**GOAL OF THE EXERCISE**
Give the data again exactly as written, skipping any pictures.
--- Begin INFORMATION GIVEN ---
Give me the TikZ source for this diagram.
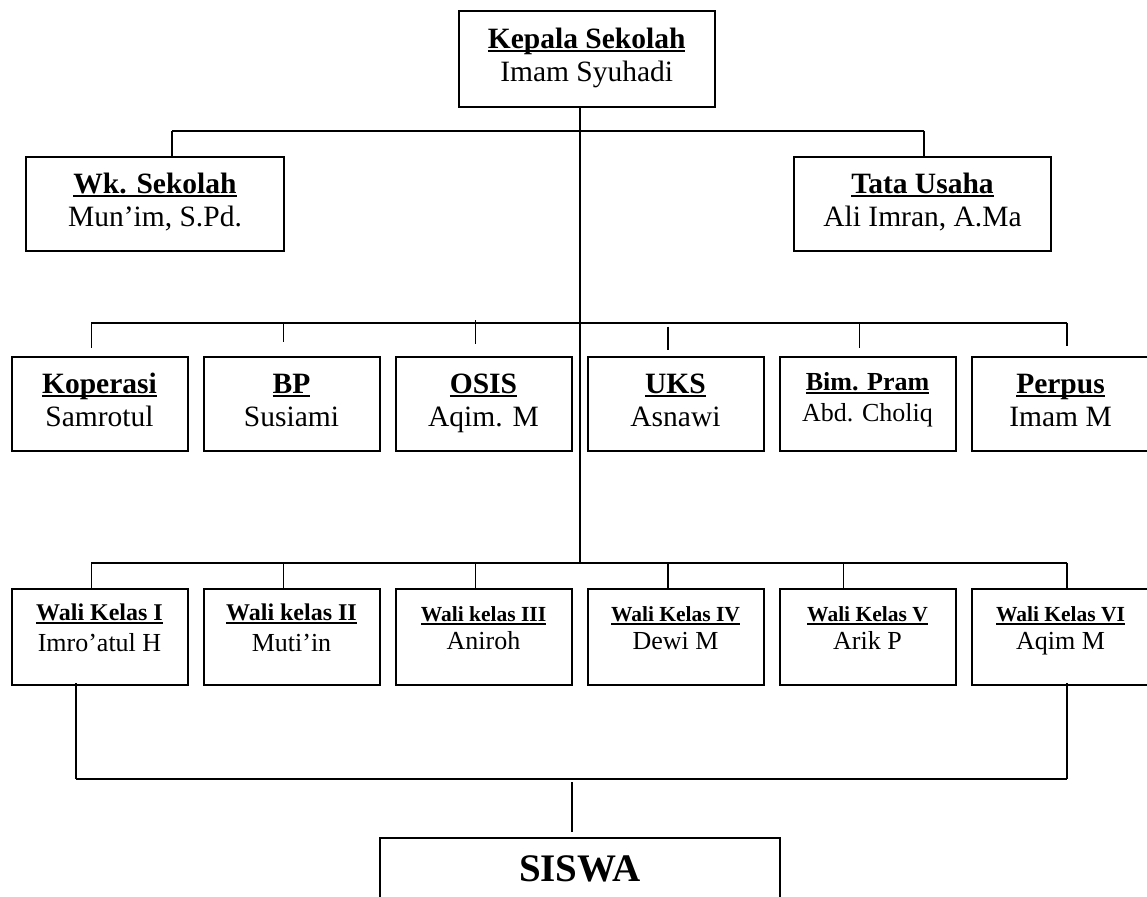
\documentclass[tikz,border=0pt]{standalone}
\usepackage{fontspec}
\setmainfont{Liberation Serif}
\newsavebox{\judulbox}
\newcommand{\judul}[1]{\sbox{\judulbox}{\textbf{#1}}\rlap{\rule[-3.4pt]{\wd\judulbox}{2pt}}\usebox{\judulbox}}

\begin{document}
\begin{tikzpicture}[x=1pt,y=-1pt,
  kotak/.style={draw,line width=2pt,align=center,inner sep=0pt,minimum height=94pt,text height=54pt,text depth=8pt,font=\fontsize{29.5}{33}\selectfont},
  unit/.style={kotak,minimum width=176pt},
  wali/.style={kotak,minimum width=176pt,minimum height=96.5pt,text height=47pt,text depth=17pt,font=\fontsize{26}{31}\selectfont},
  walikecil/.style={wali,text height=42.5pt,font=\fontsize{26}{28}\selectfont},
  garis/.style={line width=1.8pt},
  tipis/.style={line width=1.2pt}]
\useasboundingbox (0,0) rectangle (1147,896);
\clip (0,0) rectangle (1147,896);

\node[kotak,minimum width=256pt,minimum height=96pt] (kepsek) at (586.7,58.7) {\judul{Kepala Sekolah}\\Imam Syuhadi};
\node[kotak,minimum width=258pt] (wakasek) at (155,203.7) {\judul{Wk. Sekolah}\\Mun’im, S.Pd.};
\node[kotak,minimum width=257pt] (tu) at (922.5,203.7) {\judul{Tata Usaha}\\Ali Imran, A.Ma};

\node[unit] (kop) at (99.5,403.8) {\judul{Koperasi}\\Samrotul};
\node[unit] (bp) at (291.5,403.8) {\judul{BP}\\Susiami};
\node[unit] (osis) at (483.5,403.8) {\judul{OSIS}\\Aqim. M};
\node[unit] (uks) at (675.5,403.8) {\judul{UKS}\\Asnawi};
\node[unit,text height=44pt,font=\fontsize{26}{31}\selectfont] (pram) at (867.5,403.8) {\judul{Bim. Pram}\\Abd. Choliq};
\node[unit,minimum width=178pt] (perpus) at (1060.5,403.8) {\judul{Perpus}\\Imam M};

\node[wali] (w1) at (99.5,636.8) {{\fontsize{24}{31}\selectfont\judul{Wali Kelas I}}\\Imro’atul H};
\node[wali] (w2) at (291.5,636.8) {{\fontsize{24}{31}\selectfont\judul{Wali kelas II}}\\Muti’in};
\node[walikecil] (w3) at (483.5,636.8) {{\fontsize{21.5}{28}\selectfont\judul{Wali kelas III}}\\Aniroh};
\node[walikecil] (w4) at (675.5,636.8) {{\fontsize{21.5}{28}\selectfont\judul{Wali Kelas IV}}\\Dewi M};
\node[walikecil] (w5) at (867.5,636.8) {{\fontsize{21.5}{28}\selectfont\judul{Wali Kelas V}}\\Arik P};
\node[walikecil,minimum width=178pt] (w6) at (1060.5,636.8) {{\fontsize{21.5}{28}\selectfont\judul{Wali Kelas VI}}\\Aqim M};

\node[kotak,anchor=north,minimum width=400pt,minimum height=61pt,text height=25.8pt,text depth=0pt,font=\fontsize{39}{42}\selectfont\bfseries] (siswa) at (579.7,836.7) {SISWA};

\coordinate (bus1) at (580,130.7);
\coordinate (bus2) at (580,322.7);
\coordinate (bus3) at (580,562.7);
\coordinate (bus4) at (572,779);

\draw[tipis] (kepsek.south -| bus1) -- (bus3);
\draw[garis] ([xshift=17pt]wakasek.north |- bus1) -- ([xshift=1.5pt]tu.north |- bus1);
\draw[tipis] ([xshift=17pt]wakasek.north |- bus1) -- ([xshift=17pt]wakasek.north);
\draw[tipis] ([xshift=1.5pt]tu.north |- bus1) -- ([xshift=1.5pt]tu.north);

\draw[garis] ([xshift=-8.1pt]kop.north |- bus2) -- ([xshift=6.5pt]perpus.north |- bus2);
\draw[tipis] ([xshift=-8.1pt]kop.north |- bus2) -- ([xshift=-8.1pt,yshift=7.7pt]kop.north);
\draw[tipis] ([xshift=-7.7pt]bp.north |- bus2) -- ([xshift=-7.7pt,yshift=13.7pt]bp.north);
\draw[tipis] ([xshift=-8pt,yshift=2.7pt]osis.north |- bus2) -- ([xshift=-8pt,yshift=11.7pt]osis.north);
\draw[tipis] ([xshift=-7.5pt,yshift=-4pt]uks.north |- bus2) -- ([xshift=-7.5pt,yshift=5.7pt]uks.north);
\draw[tipis] ([xshift=-8pt]pram.north |- bus2) -- ([xshift=-8pt,yshift=7.7pt]pram.north);
\draw[tipis] ([xshift=6.5pt]perpus.north |- bus2) -- ([xshift=6.5pt,yshift=9.7pt]perpus.north);

\draw[garis] ([xshift=-8.1pt]w1.north |- bus3) -- ([xshift=6.5pt]w6.north |- bus3);
\draw[tipis] ([xshift=-8.1pt]w1.north |- bus3) -- ([xshift=-8.1pt]w1.north);
\draw[tipis] ([xshift=-7.7pt]w2.north |- bus3) -- ([xshift=-7.7pt]w2.north);
\draw[tipis] ([xshift=-8pt]w3.north |- bus3) -- ([xshift=-8pt]w3.north);
\draw[tipis] ([xshift=-7.5pt]w4.north |- bus3) -- ([xshift=-7.5pt]w4.north);
\draw[tipis] ([xshift=-24pt]w5.north |- bus3) -- ([xshift=-24pt]w5.north);
\draw[tipis] ([xshift=6.5pt]w6.north |- bus3) -- ([xshift=6.5pt]w6.north);

\draw[tipis] ([xshift=-23.5pt,yshift=3pt]w1.south) -- ([xshift=-23.5pt]w1.south |- bus4);
\draw[tipis] ([xshift=6.5pt,yshift=3pt]w6.south) -- ([xshift=6.5pt]w6.south |- bus4);
\draw[garis] ([xshift=-23.5pt]w1.south |- bus4) -- ([xshift=6.5pt]w6.south |- bus4);
\draw[tipis] ([yshift=-3pt]bus4) -- ([xshift=-7.7pt,yshift=5pt]siswa.north);
\end{tikzpicture}
\end{document}
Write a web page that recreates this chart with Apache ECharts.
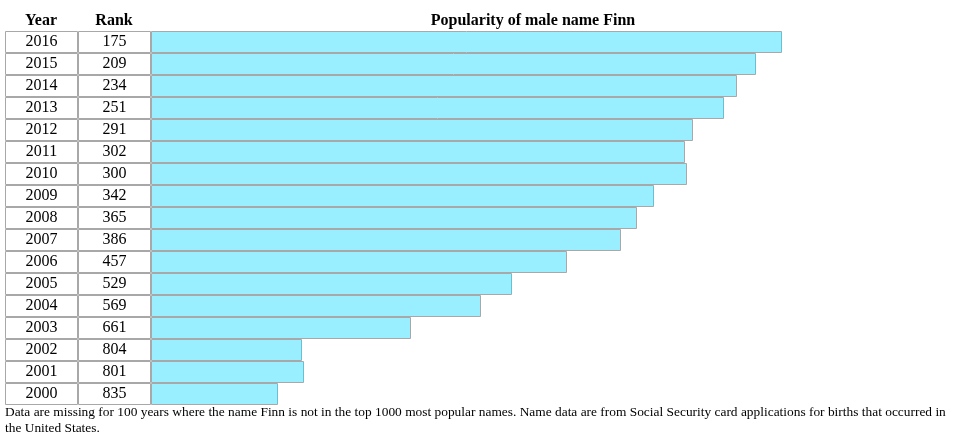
--- End INFORMATION GIVEN ---
**FINISHED EXERCISE**
Give me the TikZ source for this diagram.
\documentclass[tikz,border=0pt]{standalone}
\usepackage{fontspec}
\setmainfont{Liberation Serif}
\newsavebox{\judulbox}
\newcommand{\judul}[1]{\sbox{\judulbox}{\textbf{#1}}\rlap{\rule[-3.4pt]{\wd\judulbox}{2pt}}\usebox{\judulbox}}

\begin{document}
\begin{tikzpicture}[x=1pt,y=-1pt,
  kotak/.style={draw,line width=2pt,align=center,inner sep=0pt,minimum height=94pt,text height=54pt,text depth=8pt,font=\fontsize{29.5}{33}\selectfont},
  unit/.style={kotak,minimum width=176pt},
  wali/.style={kotak,minimum width=176pt,minimum height=96.5pt,text height=47pt,text depth=17pt,font=\fontsize{26}{31}\selectfont},
  walikecil/.style={wali,text height=42.5pt,font=\fontsize{26}{28}\selectfont},
  garis/.style={line width=1.8pt},
  tipis/.style={line width=1.2pt}]
\useasboundingbox (0,0) rectangle (1147,896);
\clip (0,0) rectangle (1147,896);

\node[kotak,minimum width=256pt,minimum height=96pt] (kepsek) at (586.7,58.7) {\judul{Kepala Sekolah}\\Imam Syuhadi};
\node[kotak,minimum width=258pt] (wakasek) at (155,203.7) {\judul{Wk. Sekolah}\\Mun’im, S.Pd.};
\node[kotak,minimum width=257pt] (tu) at (922.5,203.7) {\judul{Tata Usaha}\\Ali Imran, A.Ma};

\node[unit] (kop) at (99.5,403.8) {\judul{Koperasi}\\Samrotul};
\node[unit] (bp) at (291.5,403.8) {\judul{BP}\\Susiami};
\node[unit] (osis) at (483.5,403.8) {\judul{OSIS}\\Aqim. M};
\node[unit] (uks) at (675.5,403.8) {\judul{UKS}\\Asnawi};
\node[unit,text height=44pt,font=\fontsize{26}{31}\selectfont] (pram) at (867.5,403.8) {\judul{Bim. Pram}\\Abd. Choliq};
\node[unit,minimum width=178pt] (perpus) at (1060.5,403.8) {\judul{Perpus}\\Imam M};

\node[wali] (w1) at (99.5,636.8) {{\fontsize{24}{31}\selectfont\judul{Wali Kelas I}}\\Imro’atul H};
\node[wali] (w2) at (291.5,636.8) {{\fontsize{24}{31}\selectfont\judul{Wali kelas II}}\\Muti’in};
\node[walikecil] (w3) at (483.5,636.8) {{\fontsize{21.5}{28}\selectfont\judul{Wali kelas III}}\\Aniroh};
\node[walikecil] (w4) at (675.5,636.8) {{\fontsize{21.5}{28}\selectfont\judul{Wali Kelas IV}}\\Dewi M};
\node[walikecil] (w5) at (867.5,636.8) {{\fontsize{21.5}{28}\selectfont\judul{Wali Kelas V}}\\Arik P};
\node[walikecil,minimum width=178pt] (w6) at (1060.5,636.8) {{\fontsize{21.5}{28}\selectfont\judul{Wali Kelas VI}}\\Aqim M};

\node[kotak,anchor=north,minimum width=400pt,minimum height=61pt,text height=25.8pt,text depth=0pt,font=\fontsize{39}{42}\selectfont\bfseries] (siswa) at (579.7,836.7) {SISWA};

\coordinate (bus1) at (580,130.7);
\coordinate (bus2) at (580,322.7);
\coordinate (bus3) at (580,562.7);
\coordinate (bus4) at (572,779);

\draw[tipis] (kepsek.south -| bus1) -- (bus3);
\draw[garis] ([xshift=17pt]wakasek.north |- bus1) -- ([xshift=1.5pt]tu.north |- bus1);
\draw[tipis] ([xshift=17pt]wakasek.north |- bus1) -- ([xshift=17pt]wakasek.north);
\draw[tipis] ([xshift=1.5pt]tu.north |- bus1) -- ([xshift=1.5pt]tu.north);

\draw[garis] ([xshift=-8.1pt]kop.north |- bus2) -- ([xshift=6.5pt]perpus.north |- bus2);
\draw[tipis] ([xshift=-8.1pt]kop.north |- bus2) -- ([xshift=-8.1pt,yshift=7.7pt]kop.north);
\draw[tipis] ([xshift=-7.7pt]bp.north |- bus2) -- ([xshift=-7.7pt,yshift=13.7pt]bp.north);
\draw[tipis] ([xshift=-8pt,yshift=2.7pt]osis.north |- bus2) -- ([xshift=-8pt,yshift=11.7pt]osis.north);
\draw[tipis] ([xshift=-7.5pt,yshift=-4pt]uks.north |- bus2) -- ([xshift=-7.5pt,yshift=5.7pt]uks.north);
\draw[tipis] ([xshift=-8pt]pram.north |- bus2) -- ([xshift=-8pt,yshift=7.7pt]pram.north);
\draw[tipis] ([xshift=6.5pt]perpus.north |- bus2) -- ([xshift=6.5pt,yshift=9.7pt]perpus.north);

\draw[garis] ([xshift=-8.1pt]w1.north |- bus3) -- ([xshift=6.5pt]w6.north |- bus3);
\draw[tipis] ([xshift=-8.1pt]w1.north |- bus3) -- ([xshift=-8.1pt]w1.north);
\draw[tipis] ([xshift=-7.7pt]w2.north |- bus3) -- ([xshift=-7.7pt]w2.north);
\draw[tipis] ([xshift=-8pt]w3.north |- bus3) -- ([xshift=-8pt]w3.north);
\draw[tipis] ([xshift=-7.5pt]w4.north |- bus3) -- ([xshift=-7.5pt]w4.north);
\draw[tipis] ([xshift=-24pt]w5.north |- bus3) -- ([xshift=-24pt]w5.north);
\draw[tipis] ([xshift=6.5pt]w6.north |- bus3) -- ([xshift=6.5pt]w6.north);

\draw[tipis] ([xshift=-23.5pt,yshift=3pt]w1.south) -- ([xshift=-23.5pt]w1.south |- bus4);
\draw[tipis] ([xshift=6.5pt,yshift=3pt]w6.south) -- ([xshift=6.5pt]w6.south |- bus4);
\draw[garis] ([xshift=-23.5pt]w1.south |- bus4) -- ([xshift=6.5pt]w6.south |- bus4);
\draw[tipis] ([yshift=-3pt]bus4) -- ([xshift=-7.7pt,yshift=5pt]siswa.north);
\end{tikzpicture}
\end{document}
Write a web page that recreates this chart with Apache ECharts.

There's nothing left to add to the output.